Sarah Roberts, support worker with the charity Families Outside, believes children affected by imprisonment are often denied access to the care they need.
She argues the stigma of imprisonment is so strong that schools are often unaware of the child's situation and are therefore unable to help them cope. And as a result, some of these children may face a serious risk to their social and educational development.
She said: "There is a huge amount of stigma involved with imprisonment and, as a result, children often feel angry, scared and alone.
"Children need to know it is not their fault and that they are not alone. But if the authorities don't know what the child is going through, they are unable to help.
"This means these young people are the most over-looked and under-supported children in society."
She added: "We need to promote a community of compassion in schools, where parents feel comfortable telling teachers that their child's mum or dad, or indeed any family member, is in prison.

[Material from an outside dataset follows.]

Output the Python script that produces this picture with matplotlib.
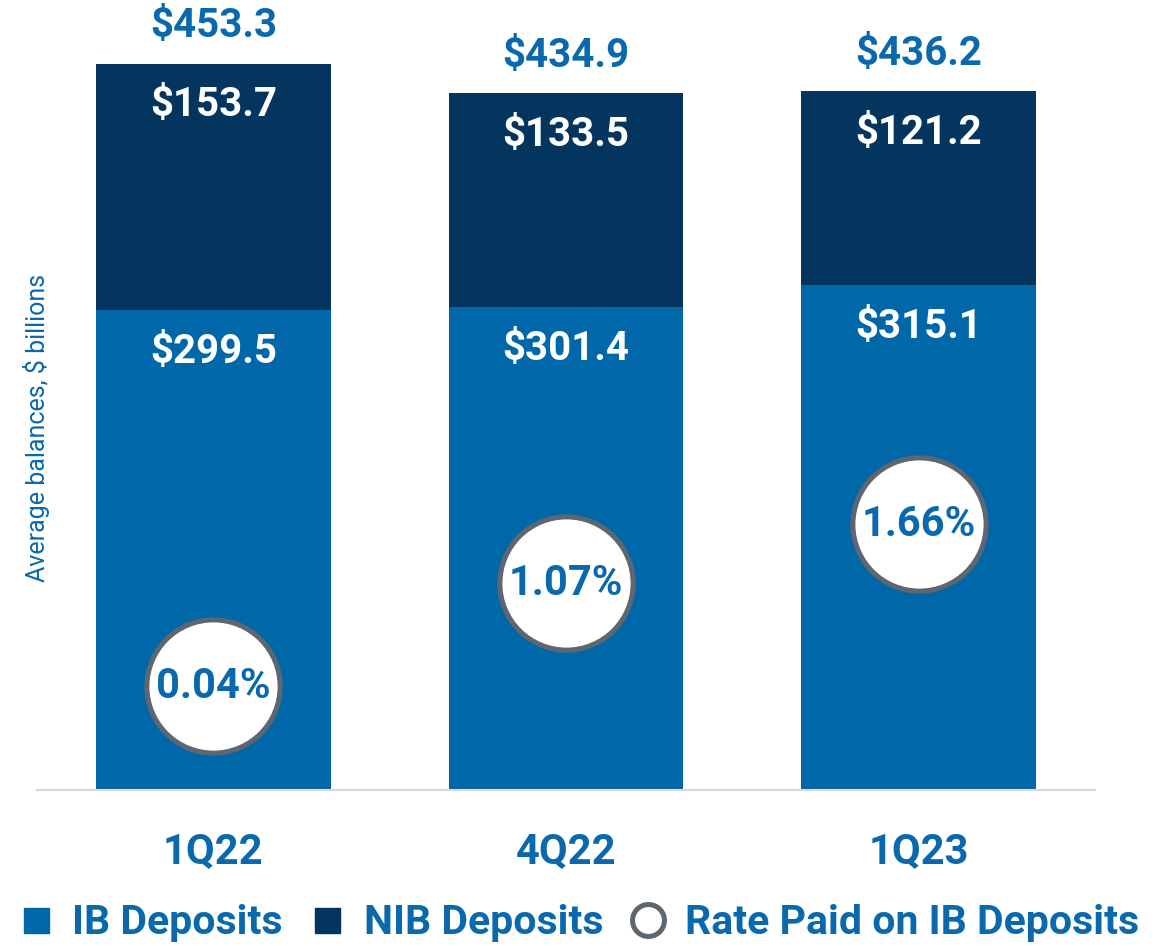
import numpy as np
import matplotlib
matplotlib.use("Agg")
import matplotlib.pyplot as plt
from matplotlib.lines import Line2D

# --- data ---
quarters = ["1Q22", "4Q22", "1Q23"]
ib_deposits = [299.5, 301.4, 315.1]
nib_deposits = [153.7, 133.5, 121.2]
total_deposits = [453.3, 434.9, 436.2]
rate_paid = [0.04, 1.07, 1.66]

# --- style ---
IB_COLOR = "#0068a9"
NIB_COLOR = "#04355f"
TEXT_BLUE = "#0a69ac"
RING_GRAY = "#5e6770"
FONT = "Roboto"

plt.rcParams['font.family'] = [FONT, 'DejaVu Sans']

fig = plt.figure(figsize=(11.58, 9.46), dpi=100)
ax = fig.add_axes([37 / 1158, 156 / 946, 1058 / 1158, 785 / 946])

x = np.arange(len(quarters))
bw = 0.666
ax.bar(x, ib_deposits, width=bw, color=IB_COLOR, zorder=2)
ax.bar(x, nib_deposits, width=bw, bottom=ib_deposits, color=NIB_COLOR, zorder=2)

ax.set_xlim(-0.5, 2.5)
ax.set_ylim(0, 490)

# segment labels, a fixed distance below each segment top
for i in range(len(quarters)):
    ax.annotate(f"${ib_deposits[i]:.1f}", (x[i], ib_deposits[i]), xytext=(0, -30),
                textcoords="offset points", ha="center", va="center",
                color="white", fontsize=29, fontweight="bold", zorder=4)
    ax.annotate(f"${nib_deposits[i]:.1f}", (x[i], total_deposits[i]), xytext=(0, -30),
                textcoords="offset points", ha="center", va="center",
                color="white", fontsize=29, fontweight="bold", zorder=4)
    ax.annotate(f"${total_deposits[i]:.1f}", (x[i], total_deposits[i]), xytext=(0, 27),
                textcoords="offset points", ha="center", va="center",
                color=TEXT_BLUE, fontsize=29, fontweight="bold", zorder=4)

# rate paid circles on a secondary scale
ax2 = ax.twinx()
ax2.set_ylim(-1.0, 6.85)
ax2.scatter(x, rate_paid, s=9200, facecolor="white", edgecolor=RING_GRAY,
            linewidth=3.6, zorder=3)
for i in range(len(quarters)):
    ax2.text(x[i], rate_paid[i], f"{rate_paid[i]:.2f}%", ha="center", va="center",
             color=TEXT_BLUE, fontsize=30, fontweight="bold", zorder=4)
ax2.set_axis_off()

for s in ["top", "right", "left"]:
    ax.spines[s].set_visible(False)
ax.spines["bottom"].set_color("#d9d9d9")
ax.spines["bottom"].set_linewidth(1.5)
ax.set_yticks([])
ax.set_xticks(x)
ax.set_xticklabels(quarters, color=TEXT_BLUE, fontsize=30, fontweight="bold")
ax.tick_params(axis="x", length=0, pad=30)

fig.text(37 / 1158, 1 - 428 / 946, "Average balances, $ billions", rotation=90,
         ha="center", va="center", color=TEXT_BLUE, fontsize=18)

handles = [
    Line2D([], [], marker="s", ls="", color=IB_COLOR, markersize=18),
    Line2D([], [], marker="s", ls="", color=NIB_COLOR, markersize=18),
    Line2D([], [], marker="o", ls="", markerfacecolor="white",
           markeredgecolor=RING_GRAY, markeredgewidth=3.6, markersize=23),
]
fig.legend(handles, ["IB Deposits", "NIB Deposits", "Rate Paid on IB Deposits"],
           loc="center", bbox_to_anchor=(0.5, 1 - 923 / 946), ncol=3, frameon=False,
           handlelength=0.8, handletextpad=0.5, columnspacing=0.68,
           borderpad=0, borderaxespad=0,
           prop={"family": FONT, "weight": "bold", "size": 29.5}, labelcolor=TEXT_BLUE)

fig.savefig("out.png", dpi=100)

It's a no-brainer; children need to feel they are being listened to and if they trust the teachers, they will engage better in their education. Children who are properly supported will learn better, leave school in a much better position and enter society with greater opportunities."
An estimated 27,000 children are affected by imprisonment in Scotland each year with around 16,500 having a parent in custody.

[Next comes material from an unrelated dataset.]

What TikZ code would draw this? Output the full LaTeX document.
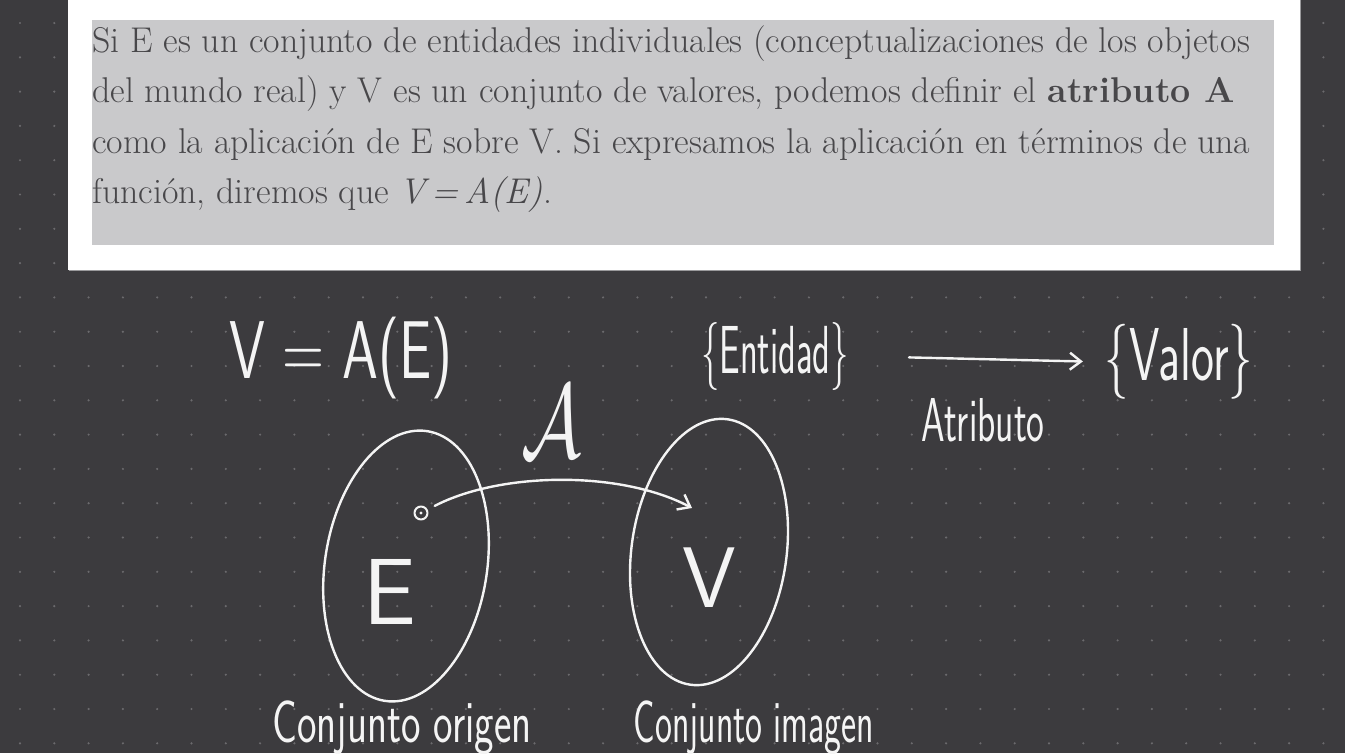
\documentclass[tikz,border=0pt]{standalone}
\usepackage{fontspec}
\usetikzlibrary{shapes.geometric,arrows.meta}
\definecolor{bg}{HTML}{3C3B3E}
\definecolor{dotc}{HTML}{6B6A6D}
\definecolor{panel}{HTML}{C9C9CB}
\definecolor{ink}{HTML}{48474A}
\definecolor{chalk}{HTML}{F4F4F4}
\definecolor{shadowc}{HTML}{9A9A9C}
\begin{document}
\begin{tikzpicture}[x=1pt,y=-1pt,
  bookline/.style={anchor=base west, inner sep=0pt, text=ink, font=\fontsize{35.8}{44}\selectfont},
  hw/.style={text=chalk, inner sep=0pt, font=\sffamily\fontsize{#1}{#1}\selectfont},
  chalkline/.style={draw=chalk, line width=2.4pt, line cap=round, line join=round},
  setshape/.style={ellipse, chalkline, inner sep=0pt},
  barb/.style={-{Straight Barb[length=11pt,width=17pt,line width=2.4pt]}}
]
\useasboundingbox (0,0) rectangle (1345,753);
\fill[bg] (0,0) rectangle (1345,753);
\foreach \i in {0,...,38} \foreach \j in {0,...,21}
  \fill[dotc] (20+34.3*\i, 23+34.3*\j) circle (1.2);
% book excerpt
\fill[shadowc] (69,0) rectangle (1301,271);
\fill[white] (68,0) rectangle (1300,270);
\fill[panel] (92,20) rectangle (1274,245);
\node[bookline] (l1) at (92,52) {Si E es un conjunto de entidades individuales (conceptualizaciones de los objetos};
\node[bookline] (l2) at (92,102) {del mundo real) y V es un conjunto de valores, podemos definir el \textbf{atributo A}};
\node[bookline] (l3) at (92,153) {como la aplicación de E sobre V. Si expresamos la aplicación en términos de una};
\node[bookline] (l4) at (92,203) {función, diremos que \textit{V\,=\,A(E)}.};
% handwriting
\node[hw=82, xscale=0.7] (eq) at (341,358) {V = A(E)};
\node[hw=68, xscale=0.54] (ent) at (775,356) {\{Entidad\}};
\node[hw=75, xscale=0.65] (val) at (1179,362) {\{Valor\}};
\node[hw=62, xscale=0.61] (atr) at (983,420) {Atributo};
\draw[chalkline, barb, shorten <=60pt, shorten >=22pt] (ent.east) -- (val.west);
\node[text=chalk, inner sep=0pt] (scA) at (551,422) {\scalebox{7.5}[10.5]{$\mathcal{A}$}};
% sets
\node[setshape, minimum width=162pt, minimum height=273pt, rotate=-9] (setE) at (406,566) {};
\node[setshape, minimum width=155pt, minimum height=268pt, rotate=-8] (setV) at (709,552) {};
\node[hw=94] (lblE) at (390,592) {E};
\node[hw=86] (lblV) at (709,578) {V};
\node[circle, chalkline, line width=2pt, minimum size=13pt, inner sep=0pt] (dotE) at (421,513) {};
\fill[chalk] (dotE.center) circle (1.6);
\coordinate (vtip) at (692,508);
\draw[chalkline, barb, shorten <=8pt] (dotE) .. controls (500,472) and (620,470) .. (vtip);
\node[hw=60, xscale=0.69, anchor=base] (orig) at (402,742) {Conjunto origen};
\node[hw=60, xscale=0.6, anchor=base] (imag) at (754,742) {Conjunto imagen};
\end{tikzpicture}
\end{document}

Ms Roberts said she had heard first-hand accounts from children who have endured the experience of having a family member behind bars. She said regular contact with an imprisoned parent could soften the child's distress.
The Scottish Prison System has been keen to encourage learning sessions between parents and children during visits.
A spokesman said: "We actively encourage those in our custody to take part in all forms of learning and we are looking at developing opportunities for prisoners and their loved ones to engage in education and to encourage family learning."